→ **Exercise directions**
Pictures stay out. Extract the lines below from the first one through the line with "fig = plt.figure(figsize=(W", both included.

→ **Raw data**
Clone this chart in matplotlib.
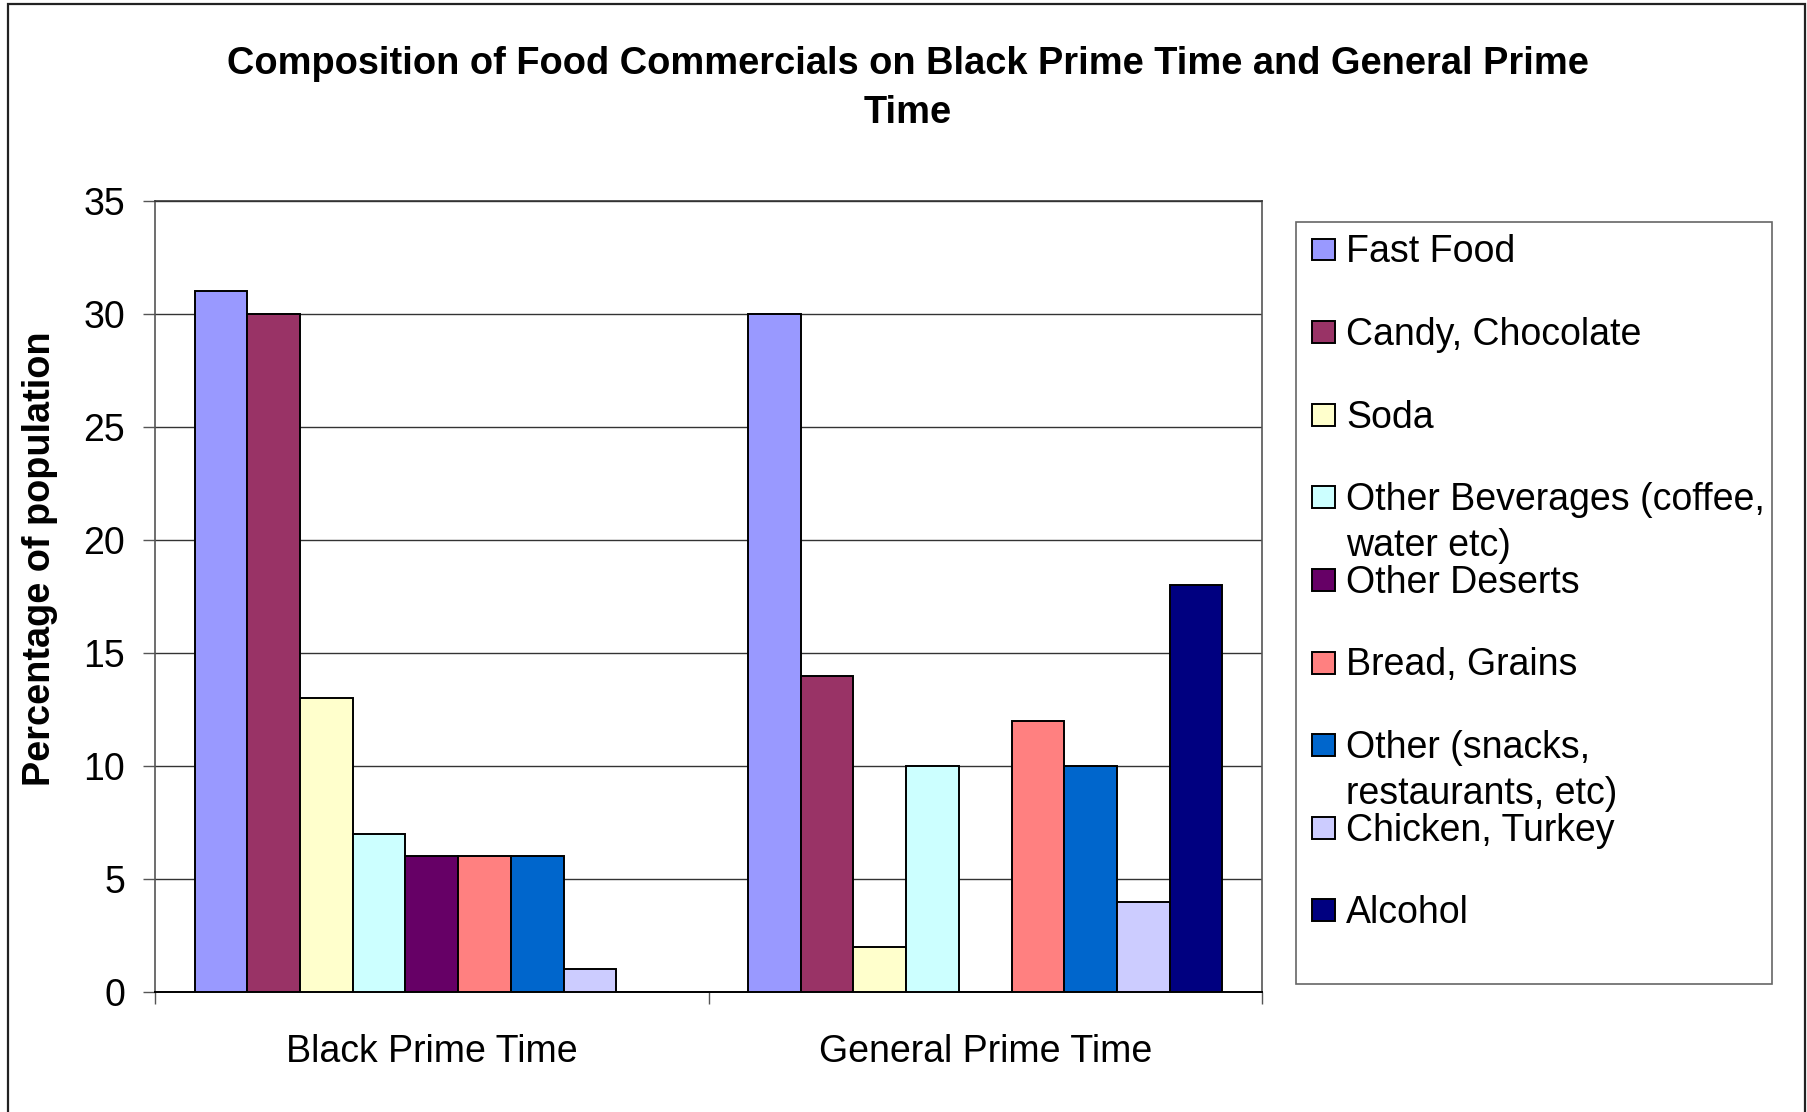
import matplotlib
matplotlib.use("Agg")
import matplotlib.pyplot as plt
from matplotlib.patches import Rectangle
import numpy as np

# ---- data ----
categories = ["Black Prime Time", "General Prime Time"]
series_labels = [
    "Fast Food",
    "Candy, Chocolate",
    "Soda",
    "Other Beverages (coffee,\nwater etc)",
    "Other Deserts",
    "Bread, Grains",
    "Other (snacks,\nrestaurants, etc)",
    "Chicken, Turkey",
    "Alcohol",
]
series_colors = ["#9999FF", "#993366", "#FFFFCC", "#CCFFFF", "#660066",
                 "#FF8080", "#0066CC", "#CCCCFF", "#000080"]
fast_food = [31, 30]
candy_chocolate = [30, 14]
soda = [13, 2]
other_beverages = [7, 10]
other_deserts = [6, 0]
bread_grains = [6, 12]
other_snacks = [6, 10]
chicken_turkey = [1, 4]
alcohol = [0, 18]
y_ticks = [0, 5, 10, 15, 20, 25, 30, 35]

series_values = [fast_food, candy_chocolate, soda, other_beverages, other_deserts,
                 bread_grains, other_snacks, chicken_turkey, alcohol]

# ---- layout helpers (pixel positions on a 1807x1112 canvas) ----
W, H, DPI = 1807, 1112, 100
FONT = "Liberation Sans"
FS = 27


def fx(px):
    return px / W


def fy(py):
    return 1 - py / H


fig = plt.figure(figsize=(W / DPI, H / DPI), dpi=DPI, facecolor="white")

# outer chart frame (open at the bottom edge)
fig.patches.append(Rectangle((fx(8), fy(1130)), fx(1805) - fx(8), fy(4) - fy(1130),
                             transform=fig.transFigure, fill=False,
                             edgecolor="#222222", linewidth=1.6))

ax = fig.add_axes([fx(155), fy(992), fx(1262) - fx(155), fy(201) - fy(992)])

n = len(series_values)
bar_w = 1.0 / (n + 1.5)
x = np.arange(len(categories))
for i, (vals, col) in enumerate(zip(series_values, series_colors)):
    ax.bar(x + (i - (n - 1) / 2) * bar_w, vals, width=bar_w, color=col,
           edgecolor="black", linewidth=1.4, zorder=3)

ax.set_xlim(-0.5, len(categories) - 0.5)
ax.set_ylim(0, 35)
ax.set_yticks(y_ticks)
ax.set_yticklabels([str(t) for t in y_ticks], fontsize=FS, family=FONT)
ax.yaxis.grid(True, color="#333333", linewidth=1.0, zorder=0)
ax.set_axisbelow(True)

ax.set_xticks(x)
ax.set_xticklabels(categories, fontsize=FS, family=FONT)
ax.set_xticks(np.arange(len(categories) + 1) - 0.5, minor=True)
ax.tick_params(axis="x", which="major", length=0, pad=30)
ax.tick_params(axis="x", which="minor", length=8.6, width=1.0, color="#555555",
               direction="out")
ax.tick_params(axis="y", length=8.6, width=1.0, color="#555555", direction="out",
               pad=13)

for side in ["left", "right", "top"]:
    ax.spines[side].set_color("#555555")
    ax.spines[side].set_linewidth(1.2)
ax.spines["top"].set_color("#333333")
ax.spines["bottom"].set_color("black")
ax.spines["bottom"].set_linewidth(1.4)

# title and axis label
fig.text(fx(908), fy(46), "Composition of Food Commercials on Black Prime Time and General Prime\nTime",
         ha="center", va="top", fontsize=27.4, fontweight="bold", family=FONT,
         linespacing=1.48, multialignment="center")
fig.text(fx(40), fy(559), "Percentage of population", rotation=90, ha="center",
         va="center", fontsize=27.3, fontweight="bold", family=FONT)

# legend box
fig.patches.append(Rectangle((fx(1296), fy(984)), fx(1772) - fx(1296), fy(222) - fy(984),
                             transform=fig.transFigure, fill=False,
                             edgecolor="#666666", linewidth=1.2))
for i, (lab, col) in enumerate(zip(series_labels, series_colors)):
    cy = 249.5 + i * 82.6
    fig.patches.append(Rectangle((fx(1312), fy(cy + 11)), fx(1335) - fx(1312),
                                 fy(cy - 11) - fy(cy + 11),
                                 transform=fig.transFigure, facecolor=col,
                                 edgecolor="black", linewidth=1.4))
    fig.text(fx(1346), fy(cy - 15), lab, ha="left", va="top", fontsize=FS,
             family=FONT, linespacing=1.34)

fig.savefig("out.png", dpi=DPI, facecolor="white")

→ **The reply**
Clone this chart in matplotlib.
import matplotlib
matplotlib.use("Agg")
import matplotlib.pyplot as plt
from matplotlib.patches import Rectangle
import numpy as np

# ---- data ----
categories = ["Black Prime Time", "General Prime Time"]
series_labels = [
    "Fast Food",
    "Candy, Chocolate",
    "Soda",
    "Other Beverages (coffee,\nwater etc)",
    "Other Deserts",
    "Bread, Grains",
    "Other (snacks,\nrestaurants, etc)",
    "Chicken, Turkey",
    "Alcohol",
]
series_colors = ["#9999FF", "#993366", "#FFFFCC", "#CCFFFF", "#660066",
                 "#FF8080", "#0066CC", "#CCCCFF", "#000080"]
fast_food = [31, 30]
candy_chocolate = [30, 14]
soda = [13, 2]
other_beverages = [7, 10]
other_deserts = [6, 0]
bread_grains = [6, 12]
other_snacks = [6, 10]
chicken_turkey = [1, 4]
alcohol = [0, 18]
y_ticks = [0, 5, 10, 15, 20, 25, 30, 35]

series_values = [fast_food, candy_chocolate, soda, other_beverages, other_deserts,
                 bread_grains, other_snacks, chicken_turkey, alcohol]

# ---- layout helpers (pixel positions on a 1807x1112 canvas) ----
W, H, DPI = 1807, 1112, 100
FONT = "Liberation Sans"
FS = 27


def fx(px):
    return px / W


def fy(py):
    return 1 - py / H


fig = plt.figure(figsize=(W / DPI, H / DPI), dpi=DPI, facecolor="white")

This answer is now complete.